In essence, Wangombe will mingle freely with not only the top golf referees in the world but also the leading golf professional players, who will turn to him for ‘rulings’ at the Royal Birkdale.

Earlier in the year, Wang’ombe was also invited to officiate at the Ras Al Khaimah Open, a European Challenge Tour event that takes place in October in the UAE and at the 2017 Barclays Kenya.

European Challenge Tour Tournament director, Paul Carrigill requested Wangombe to take up the important role of setting up the back nine (holes 10 to 18).

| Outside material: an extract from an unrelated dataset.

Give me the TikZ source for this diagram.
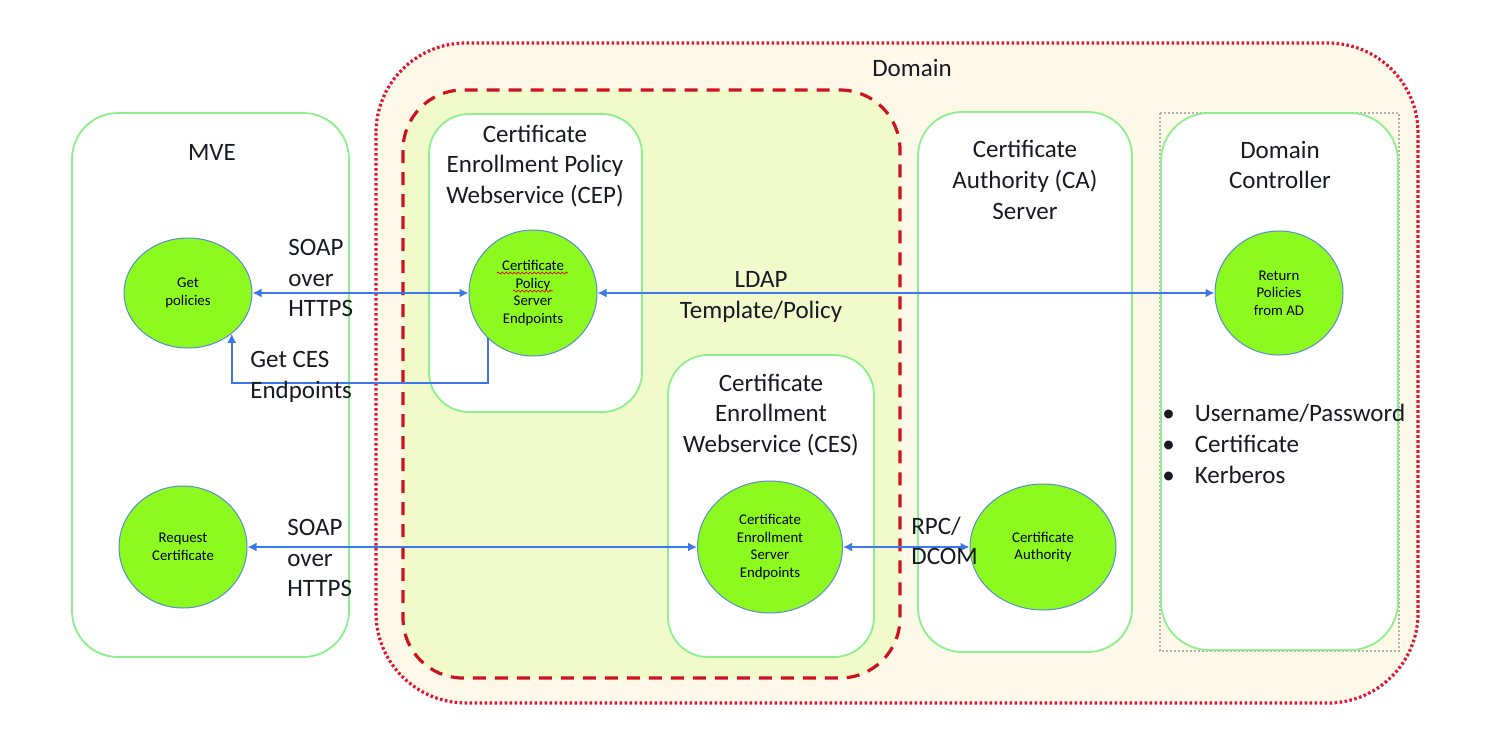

This role meant it was Wang’ombe who decided what tee and pin positions the golf professionals encountered on the back nine during the Kenya Open.

According to Carrigill, this was the first time a Kenyan had been entrusted with this responsibility on the European Challenge Tour.

But how did Wang’ombe get here? In a recent interview, he said he started playing golf at Mucheru’s pitch and putt golf course at Karen.

“In 2004, I visited Mucheru’s facility at Karen, and I would drive there and hit golf balls around that public facility.

“A year later, my father, who had abandoned golf for over a decade, took me to a golf course, the Thika Sports Club and he essentially guided me through my first golf round,” he said.

“That round was significant for both of us, my dad returned to golf and he still plays as often as he can, and the Rule book he gave me that day set me off on this officiating path. Perhaps I didn’t know it then, but looking back now, that was the defining moment.”

Commenting on his passion for rules vis a vis his golf skills, Wang’ombe confessed he was a far better referee.

“My golf game is average when I break 90, I celebrate for weeks, it is a tough game. Perhaps that is why I escaped to the Rules book! Over the last 12 years, I have religiously read the Rules of Golf, I have read the Decisions Book, I have attended workshops and classes, and I have taught at many seminars and every day I learn new things.

“The Rules of Golf are dynamic because golf courses are not like football fields, there are all many of bushes and ant hills and so on, making the permutation of scenarios infinite!” he added.

“In 2013 I was vice golf captain at Limuru and I made it my duty to officiate during club nights. I started conducting Rules Quizzes, just five questions every club night and that informed the members and myself.”